Everything is green on the B.C. coast and I, in particular, if not both of us, loved the lush look of it.

When my husband and I travelled from our home on the Canadian prairie and over the Rocky Mountains to the coast for a visit with my family, I loved it all anew. For a while I even ignored the pain in my old aching body!

I cannot say we saw no rain, because there were a couple of hours on two different days when we got wet but we saw much to love in the greenery, especially on sunny days when it contrasted so well with a blue sky.
(Our return trip through the Rockies is a whole 'nother story, to be kept for another day.)

We stayed in Langley  (above and below) for easy access to Vancouver
although we never really got as far as the city

The tall evergreens were blowing in the wind this day as Dick walked
our Bonnie-Belinda in the dog-designated area outside our hotel

Best of all, the sun was shining through a pastel blue sky!
Photos by Kay Davies and Richard Schear

Posting today for Fiona's marvellous meme

Skywatch Friday

Friday, June 15, 2018

Down by the river side

Coulee — Wikipedia says "a deep ravine" and I add "carved by a river, over a long time."

South Saskatchewan River, right, beneath coulee walls.
For Skywatch Friday, June 15, 2018

Coulee with one deer (see? centre, near bottom)

Coulee with three deer
Richard Schear photos

Posting for Fiona's meme Skywatch Friday

Meanwhile...I know I have posted, more than once, that anonymous comments will be deleted.

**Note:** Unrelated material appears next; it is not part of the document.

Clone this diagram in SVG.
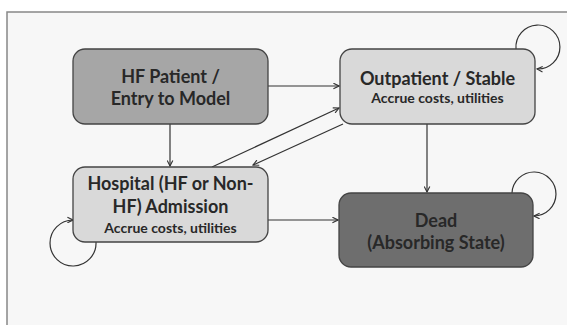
<svg xmlns="http://www.w3.org/2000/svg" width="567" height="325" viewBox="0 0 567 325">
<defs>
<marker id="ah" viewBox="0 0 10 10" refX="9" refY="5" markerWidth="7" markerHeight="7" markerUnits="userSpaceOnUse" orient="auto">
<path d="M1,1 L9,5 L1,9" fill="none" stroke="#333" stroke-width="1.6"/>
</marker>
<style>
.box{stroke:#444;stroke-width:1.3}
.t{font-family:Lato,"Open Sans","Liberation Sans",sans-serif;font-weight:bold;fill:#282828;text-anchor:middle}
.h{font-size:18px}
.s{font-size:14px}
.c{fill:none;stroke:#333;stroke-width:1.2;marker-end:url(#ah)}
</style>
</defs>
<rect x="0" y="0" width="567" height="325" fill="#fff"/>
<rect x="7" y="12" width="580" height="330" fill="#f7f7f7" stroke="#888" stroke-width="1.5"/>
<g id="connectors">
<path class="c" d="M268,86 L339,86"/>
<path class="c" d="M170,124 L170,166"/>
<path class="c" d="M212,167 L339,108"/>
<path class="c" d="M343,124 L253,165"/>
<path class="c" d="M427,124 L427,192"/>
<path class="c" d="M268,220 L338,220"/>
<path class="c" d="M516,49 A22,22 0 1 1 537,69"/>
<path class="c" d="M512,193 A22,22 0 1 1 534,216"/>
<path class="c" d="M96,242 A23,23 0 1 1 73,220"/>
</g>
<g id="hf-patient">
<rect class="box" x="73" y="49" width="195" height="75" rx="12" fill="#a6a6a6"/>
<text class="t h" x="170.5" y="83">HF Patient /</text>
<text class="t h" x="170.5" y="105">Entry to Model</text>
</g>
<g id="outpatient">
<rect class="box" x="340" y="49" width="195" height="75" rx="12" fill="#d9d9d9"/>
<text class="t h" x="437.5" y="85">Outpatient / Stable</text>
<text class="t s" x="437.5" y="103">Accrue costs, utilities</text>
</g>
<g id="hospital">
<rect class="box" x="73" y="167" width="195" height="75" rx="12" fill="#d9d9d9"/>
<text class="t h" x="170.5" y="190">Hospital (HF or Non-</text>
<text class="t h" x="170.5" y="213">HF) Admission</text>
<text class="t s" x="170.5" y="233">Accrue costs, utilities</text>
</g>
<g id="dead">
<rect class="box" x="339" y="193" width="194" height="74" rx="12" fill="#6e6e6e"/>
<text class="t h" x="436" y="227">Dead</text>
<text class="t h" x="436" y="249">(Absorbing State)</text>
</g>
</svg>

I enjoy comments, but I cannot accept any from anonymous sources. —K

Tuesday, June 5, 2018

Antelope disappearing? Oh, deer!

Numbers of Alberta deer species are disappearing, as well as pronghorn antelope, which might not have disappeared—apparently they might just have changed location. We loved seeing them, and we miss them.
We have deer, however, and in the winter they come to eat from our ornamental crabapple tree. They're so beautiful to watch!

Female White Tail Deer
White Tail Deer Fawn

Male White Tail Deer

We used to see herds of pronghorn antelope not far from our house, but for several years now they are gone from this part of southeastern Alberta, seemingly not to return. However, nature can surprise us at any time. 

Male Pronghorn Antelope

Female Pronghorn Antelope

Mule Deer "Stotting"
(trotting with all four feet
 off the ground)

Mule deer

Ever since we moved to Medicine Hat, Alberta, we have enjoyed watching deer eating the ornamental crabapples off the tree in our front yard. I am no naturalist, and I still confuse white tail deer and mule deer, no matter how many times I'm corrected. But I'm happy to see them, and that's what counts in My World.